Question

A smooth ring of mass \[m\] which is free to slide along a rigid horizontal wire, is connected to a particle of mass $M$ by a string of length $l$. The system is released from rest when the string is horizontal. At an instant when string becomes vertical, the speed of the particle

A. $0$
B. $\sqrt {2gl\dfrac{{(m + M)}}{m}} $
C. $m\sqrt {\dfrac{{2gl}}{{M(m + M)}}} $
D. $m\sqrt {\dfrac{{2gl}}{{m(m + M)}}} $

Answer 1

Hint: We are given a ring that is free to slide along a rigid horizontal wire and it is connected to a particle of mass and then the system is released when the string is horizontal and we need to find the speed of the particle when the string becomes vertical.

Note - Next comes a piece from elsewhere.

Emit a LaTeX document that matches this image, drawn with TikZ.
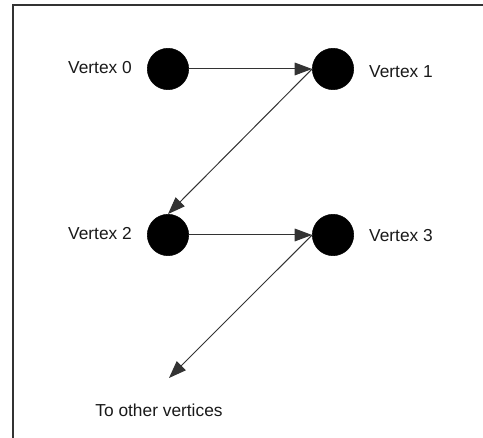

Complete step by step answer:
We know that the momentum of the ring and the particle connected to it will be equal
$mv = MV$
Where $v$ and $V$ are the velocities of the ring and the particle respectively.
Hence $u = \dfrac{{MV}}{m}$ where $u$ is the initial velocity of the ring when the string is released. Now the potential energy of the string will get converted into the kinetic energy of the ring as well as the particle therefore we have,
$Mgl = \dfrac{1}{2}m{u^2} + \dfrac{1}{2}M{V^2}$
Substituting the value of the initial velocity of the ring we get
$ \Rightarrow 2Mgl = m{\left( {\dfrac{{MV}}{m}} \right)^2} + M{V^2}$
Further solving we get,
$ \Rightarrow 2Mgl = m\dfrac{{{M^2}{V^2}}}{{{m^2}}} + M{V^2}$
$ \Rightarrow 2gl = \dfrac{{M{V^2}}}{m} + {V^2}$
Rearranging the equation to get the desired expression for the speed of the particle
$ \Rightarrow 2gl = \dfrac{{(M + m)}}{m}{V^2}$
$ \Rightarrow V = \sqrt {\dfrac{{2mgl}}{{M + m}}} $
$\therefore V = m\sqrt {\dfrac{{2gl}}{{m(M + m)}}} $

Hence option D is the correct answer.

Note: The ring is attached to the horizontal wire and it can freely move only in the forwarding and backwards direction while the mass attached to the string can move in the upward and downward direction. So when the string is released the mass will move in the downward direction due to gravity and the string will become vertical. In the horizontal direction, there is no external force applied and therefore the momentum of the ring and the particle is conserved and that is why we equated them at the beginning of the solution.